JS: Aw man, it's so hard to pick outstanding moments out of two months. I loved the two days I spent on Salt Spring Island at Ruckle Provincial Park, watching porpoises and sea lions and looking for starfish at low tide. I had a magical stay on the Olympic Peninsula with a very cool Warm Showers host that I met serendipitously a few hours before riding up to his cabin, where he fed me salmon and beers and we gabbed about life and science and adventures til pretty late. The Redwoods blew my mind--I was awestruck the whole time. And I loved stopping to watch sea lions along the northern California coast. There was a bear creeping around my tent on one of the last few nights I camped, which taught me a lesson about putting my food away. In the creepiest backwoods part of southern Oregon that had me most sketched out about camping, I happened to choose a sorta remote campsite that was already full of friendly hunters who fed me and made me feel safe, though we clashed more and more over politics as the whiskey was passed around. Basically, the main theme of my trip was that strangers are often very kind.

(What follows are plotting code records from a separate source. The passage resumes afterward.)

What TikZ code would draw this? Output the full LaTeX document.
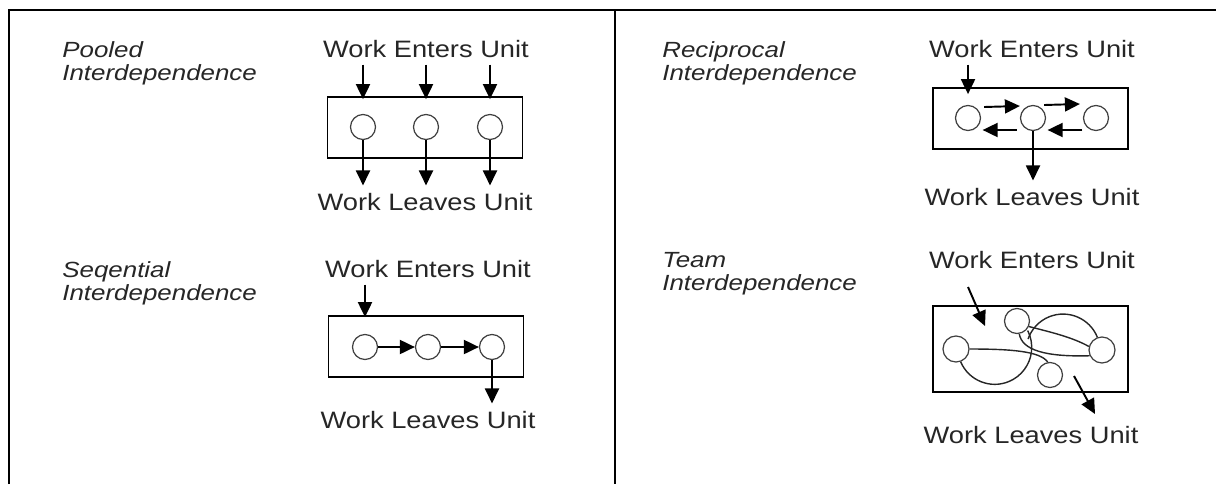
\documentclass[tikz,border=0pt]{standalone}
\usepackage{fontspec}
\setmainfont{Liberation Sans}
\newfontfamily\wufont[FakeStretch=1.15]{Liberation Sans}
\newfontfamily\typfont[FakeStretch=1.18]{Liberation Sans}
\usetikzlibrary{arrows.meta}

\begin{document}
\begin{tikzpicture}[x=0.02cm, y=-0.02cm,
  ubox/.style={draw, line width=1pt, minimum width=3.9cm, minimum height=1.22cm, inner sep=0pt},
  wcirc/.style={draw=black!75, circle, line width=0.7pt, minimum size=0.5cm, inner sep=0pt},
  wtext/.style={anchor=base, inner sep=0.14cm, font=\wufont\fontsize{13.5}{16}\selectfont, text=black!85},
  typlabel/.style={anchor=north west, align=left, inner sep=0pt, font=\typfont\itshape\fontsize{12.5}{13}\selectfont, text=black!85},
  arr/.style={-{Triangle[length=0.3cm, width=0.28cm]}, line width=1.1pt},
  tpath/.style={line width=0.8pt, black!85},
  frame/.style={line width=1.4pt}]
\useasboundingbox (0,0) rectangle (1216,484);
% Frame
\draw[frame] (9,484) -- (9,10) -- (1216,10);
\draw[frame] (615,10) -- (615,484);
% Pooled
\node[typlabel] (ptyp) at (62,41) {Pooled\\Interdependence};
\node[wtext] (penter) at (426,57) {Work Enters Unit};
\node[ubox] (pbox) at (425,127.5) {};
\node[wcirc] (p1) at (363,127) {};
\node[wcirc] (p2) at (426,127) {};
\node[wcirc] (p3) at (490,127) {};
\node[wtext] (pleave) at (425,210) {Work Leaves Unit};
\foreach \c in {p1,p2,p3}{
  \draw[arr, shorten >=-0.06cm] (\c |- penter.south) -- (\c |- pbox.north);
  \draw[arr] (\c.south) -- (\c |- pleave.north);
}
% Sequential
\node[typlabel] (styp) at (62,261) {Seqential\\Interdependence};
\node[wtext] (senter) at (428,277) {Work Enters Unit};
\node[ubox] (sbox) at (426,346.5) {};
\node[wcirc] (s1) at (365,347) {};
\node[wcirc] (s2) at (428,347) {};
\node[wcirc] (s3) at (492,347) {};
\node[wtext] (sleave) at (428,428) {Work Leaves Unit};
\draw[arr, shorten >=-0.04cm] (s1 |- senter.south) -- (s1 |- sbox.north);
\draw[arr] (s1) -- (s2);
\draw[arr] (s2) -- (s3);
\draw[arr] (s3.south) -- (s3 |- sleave.north);
% Reciprocal
\node[typlabel] (rtyp) at (662,41) {Reciprocal\\Interdependence};
\node[wtext] (renter) at (1032,57) {Work Enters Unit};
\node[ubox] (rbox) at (1030.5,118.5) {};
\node[wcirc] (r1) at (968,118) {};
\node[wcirc] (r2) at (1033,118) {};
\node[wcirc] (r3) at (1096,118) {};
\node[wtext] (rleave) at (1032,205) {Work Leaves Unit};
\draw[arr, shorten >=-0.14cm] (r1 |- renter.south) -- (r1 |- rbox.north);
\draw[arr] ([shift={(3,-11)}]r1.east) -- ([shift={(0,-12)}]r2.west);
\draw[arr] ([shift={(-2,-13)}]r2.east) -- ([shift={(-3,-14)}]r3.west);
\draw[arr] ([shift={(-3,12)}]r2.west) -- ([shift={(1.5,12)}]r1.east);
\draw[arr] ([shift={(-0.5,12)}]r3.west) -- ([shift={(1.5,12)}]r2.east);
\draw[arr] (r2.south) -- (r2 |- rleave.north);
% Team
\node[typlabel] (ttyp) at (662,252) {Team\\Interdependence};
\node[wtext] (tenter) at (1032,268) {Work Enters Unit};
\node[ubox, minimum height=1.72cm] (tbox) at (1030.5,349) {};
\node[wcirc, minimum size=0.52cm] (t1) at (956,349) {};
\node[wcirc] (t2) at (1017,321) {};
\node[wcirc, minimum size=0.52cm] (t3) at (1102,350) {};
\node[wcirc] (t4) at (1050,375) {};
\node[wtext] (tleave) at (1031,443) {Work Leaves Unit};
\coordinate (tin) at (968,287);
\coordinate (tinend) at (985,326);
\coordinate (tout) at (1074,376);
\coordinate (toutend) at (1095,414);
\draw[arr] (tin) -- (tinend);
\draw[arr] (tout) -- (toutend);
% paths between the workers
\draw[tpath] (t1.-70) arc[start angle=157, end angle=-27, radius=37];
\draw[tpath] (t3.110) arc[start angle=-22, end angle=-161, radius=37];
\draw[tpath] (t1.east) .. controls (1010,349) and (1040,351) .. (t4.100);
\draw[tpath] (t2.-80) .. controls (1022,350) and (1045,357) .. (t3.205);
\draw[tpath] (t2.-25) .. controls (1050,332) and (1072,337) .. (t3.165);
\end{tikzpicture}
\end{document}
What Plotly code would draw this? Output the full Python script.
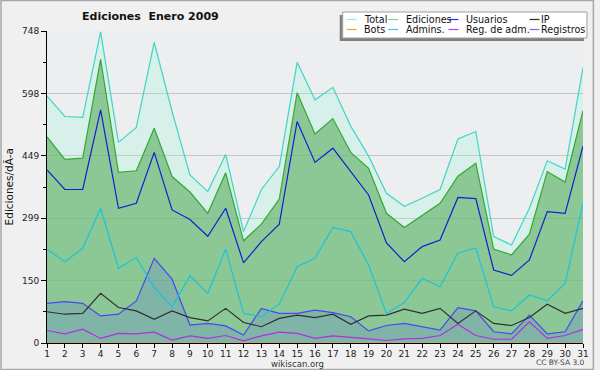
import plotly.graph_objects as go

days = list(range(1, 32))
total = [592,543,541,746,481,517,721,555,403,363,452,267,368,423,673,583,613,520,448,359,328,347,368,489,507,255,235,323,437,417,660]
ediciones = [494,440,443,680,409,413,515,399,362,311,408,245,285,345,600,501,538,457,419,311,277,307,335,400,431,225,211,261,411,386,557]
usuarios = [415,368,368,559,323,335,457,319,296,256,323,192,243,285,531,433,467,411,355,240,195,231,247,349,346,175,162,199,315,311,472]
ip = [75,69,71,119,85,77,57,77,61,53,83,49,39,59,67,61,69,45,65,67,81,71,83,47,77,47,42,61,93,71,83]
bots = [0,0,0,0,0,0,0,0,0,0,0,0,0,0,0,0,0,0,0,0,0,0,0,0,0,0,0,0,0,0,0]
admins = [225,195,227,323,179,205,133,87,161,119,225,71,63,93,183,203,277,267,187,71,97,155,135,216,228,87,77,115,101,143,335]
regadm = [30,22,33,11,23,22,26,7,17,11,18,5,17,26,23,11,17,14,10,6,10,11,18,45,18,9,9,51,11,18,33]
registros = [95,99,95,65,69,101,203,153,43,47,41,19,83,71,71,79,73,63,29,42,47,39,31,85,77,27,22,67,22,27,101]

ymax = 748
ytickvals = [0, 149.6, 299.2, 448.8, 598.4, 748]
yticktext = ["0", "150", "299", "449", "598", "748"]

legend_rows = [["Total", "Ediciones", "Usuarios", "IP"],
               ["Bots", "Admins.", "Reg. de adm.", "Registros"]]
colors = {
    "Total": "#3FD6C6", "Ediciones": "#33A833", "Usuarios": "#1020D0", "IP": "#303030",
    "Bots": "#FF9933", "Admins.": "#18C4DC", "Reg. de adm.": "#B030E0", "Registros": "#4848F0",
}
legend_colors = {
    "Total": "#A8E4DE", "Ediciones": "#8CD08C", "Usuarios": "#3030D8", "IP": "#303030",
    "Bots": "#FF9933", "Admins.": "#40CCE0", "Reg. de adm.": "#C040E0", "Registros": "#7070F0",
}

W, H = 600, 370
L, R, T, B = 47, 11, 31, 27
PW, PH = W - L - R, H - T - B


def px(x):
    return (x - L) / PW


def py(y):
    return (H - B - y) / PH


FONT = "DejaVu Sans, sans-serif"

fig = go.Figure()
fig.add_trace(go.Scatter(x=days, y=total, mode="lines", fill="tozeroy",
                         fillcolor="rgba(137,250,215,0.22)",
                         line=dict(color=colors["Total"], width=1.2)))
fig.add_trace(go.Scatter(x=days, y=ediciones, mode="lines", fill="tozeroy",
                         fillcolor="rgba(94,176,97,0.62)",
                         line=dict(color=colors["Ediciones"], width=1.2)))
fig.add_trace(go.Scatter(x=days, y=registros, mode="lines", fill="tozeroy",
                         fillcolor="rgba(80,110,230,0.22)",
                         line=dict(color=colors["Registros"], width=1.2)))
for name, vals in [("Admins.", admins), ("IP", ip), ("Usuarios", usuarios),
                   ("Reg. de adm.", regadm), ("Bots", bots)]:
    fig.add_trace(go.Scatter(x=days, y=vals, mode="lines",
                             line=dict(color=colors[name], width=1.2)))

shapes = []
annotations = []
# outer border
shapes.append(dict(type="rect", xref="paper", yref="paper",
                   x0=px(0.5), x1=px(599.5), y0=py(369.5), y1=py(0.5),
                   line=dict(color="#A8A8A8", width=1.5), layer="above"))
# legend shadow + box
shapes.append(dict(type="rect", xref="paper", yref="paper",
                   x0=px(343), x1=px(590), y0=py(41), y1=py(15),
                   fillcolor="#808080", line=dict(width=0), layer="above"))
shapes.append(dict(type="rect", xref="paper", yref="paper",
                   x0=px(346), x1=px(593), y0=py(38), y1=py(12),
                   fillcolor="#FFFFFF", line=dict(color="#A0A0A0", width=1), layer="above"))
col_line = [350, 392, 453, 535]
col_text = [366, 408, 469, 545]
row_y = [19.5, 29.5]
for r, row in enumerate(legend_rows):
    for c, name in enumerate(row):
        shapes.append(dict(type="line", xref="paper", yref="paper",
                           x0=px(col_line[c]), x1=px(col_line[c] + 10),
                           y0=py(row_y[r]), y1=py(row_y[r]),
                           line=dict(color=legend_colors[name], width=1.2), layer="above"))
        annotations.append(dict(text=name, xref="paper", yref="paper",
                                x=px(col_text[c]), y=py(row_y[r]), xanchor="left", yanchor="middle",
                                showarrow=False, font=dict(family=FONT, size=9.6, color="#111")))

annotations.append(dict(text="<b>Ediciones\u00a0 Enero\u00a02009</b>", xref="paper", yref="paper",
                        x=px(152), y=py(17), xanchor="center", yanchor="middle", showarrow=False,
                        font=dict(family=FONT, size=11, color="#111")))
annotations.append(dict(text="Ediciones/dÃ-a", xref="paper", yref="paper",
                        x=px(9), y=py(187), xanchor="center", yanchor="middle", showarrow=False,
                        textangle=-90, font=dict(family=FONT, size=10.5, color="#111")))
annotations.append(dict(text="wikiscan.org", xref="paper", yref="paper",
                        x=px(300), y=py(363.5), xanchor="center", yanchor="middle", showarrow=False,
                        font=dict(family=FONT, size=8.5, color="#333")))
annotations.append(dict(text="CC BY-SA 3.0", xref="paper", yref="paper",
                        x=px(593), y=py(362.5), xanchor="right", yanchor="middle", showarrow=False,
                        font=dict(family=FONT, size=7.5, color="#444")))

fig.update_layout(
    width=W, height=H, margin=dict(l=L, r=R, t=T, b=B),
    paper_bgcolor="#F0F0F0", plot_bgcolor="#EDEEF0",
    showlegend=False, shapes=shapes, annotations=annotations,
    font=dict(family=FONT, size=9.5, color="#222"),
    xaxis=dict(range=[1, 31], tickmode="array", tickvals=days, ticktext=[str(d) for d in days],
               showgrid=False, zeroline=False, showline=True, linecolor="#000", linewidth=1,
               ticks="outside", ticklen=4, tickcolor="#000", tickfont=dict(size=9),
               ticklabelstandoff=-2),
    yaxis=dict(range=[0, ymax], tickmode="array", tickvals=ytickvals, ticktext=yticktext,
               showgrid=True, gridcolor="#C6C6C6", gridwidth=1, zeroline=False,
               showline=True, linecolor="#000", linewidth=1,
               ticks="outside", ticklen=5, tickcolor="#000", tickfont=dict(size=9),
               minor=dict(tickmode="array", tickvals=[74.8, 224.4, 374, 523.6, 673.2],
                          ticks="outside", ticklen=3, tickcolor="#000", showgrid=False)),
)

fig.write_html("out.html", post_script="document.body.style.margin='0';",
               config={"displayModeBar": False})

"Basically, the main theme of my trip was that strangers are often very kind."
BV:If you could do anything different about your route or your trip, what would you do? / If there is one piece of advice you could give to folks planning a long tour like this, what would it be?
JS: I don't think I'd change anything. I'd say not to sweat the details too much, be open to sending out a message to all your friends that you're looking for people to stay with, and just stay open to all the cool opportunities that come up. And don't be too scared about the what-if's...things are most likely to work out just fine.
BV:What is the most helpful tip or trick you learned while in the scholarship at UBI?
JS: That's a toughie! I came into the class with a very small amount of bike mechanic knowledge. Bikes were essentially demystified for me. I still can't believe how much info y'all were able to cram into my brain in such a short amount of time. And the fact that I built wheels is still crazy to me!
BV:What impacted you most during your time in the scholarship?
JS: The class itself was awesome. There is so much collective knowledge amongst the staff--we all asked any whacky questions that came to mind and ya'll seemed giddy to answer them. Ron and Denise and all the teachers really went above and beyond in every way. Being in a class with other WTF scholarship recipients was amazing, and I feel so damn lucky to have been among those people, live with them for those two weeks, and spend every day with them. The bummer is that we all live so far apart, but we also have a cool support network, and even though the chances that any of them will need a place to stay in Nebraska is preeetty slim, I'm definitely gonna hit them up some time. We stay in touch.
BV:What is your single favourite piece of the bicycle?
JS: Hmm...I'll say the bottom bracket! As I do more wrenching, I'm seeing lots of diversity down there, and my mind reels.
"...[I] have started to feel like, hey...I'm a mechanic!"
BV:How has the scholarship impacted your goals and/or future?
JS: When the time to attend class finally came, I didn't have a huge role at my shop, and I was working a lot of hours at my retail job. Since the class, I've been at the shop during most open hours and have been wrenching more and more, and have started to feel like, hey...I'm a mechanic! When the part-time gig at the Bike Project opened up, I don't think I would have had a real shot without the education I got at UBI. My time there has really accelerated my learning. I think several of us were in a transitional period at the time of the class, and I know I'm not the only one who has had very cool opportunities come up since then. A word that kept coming up at the time was confidence, and I think one of the big take-aways we each got was the confidence to go for the cool jobs that came up, and to lead the people in our communities.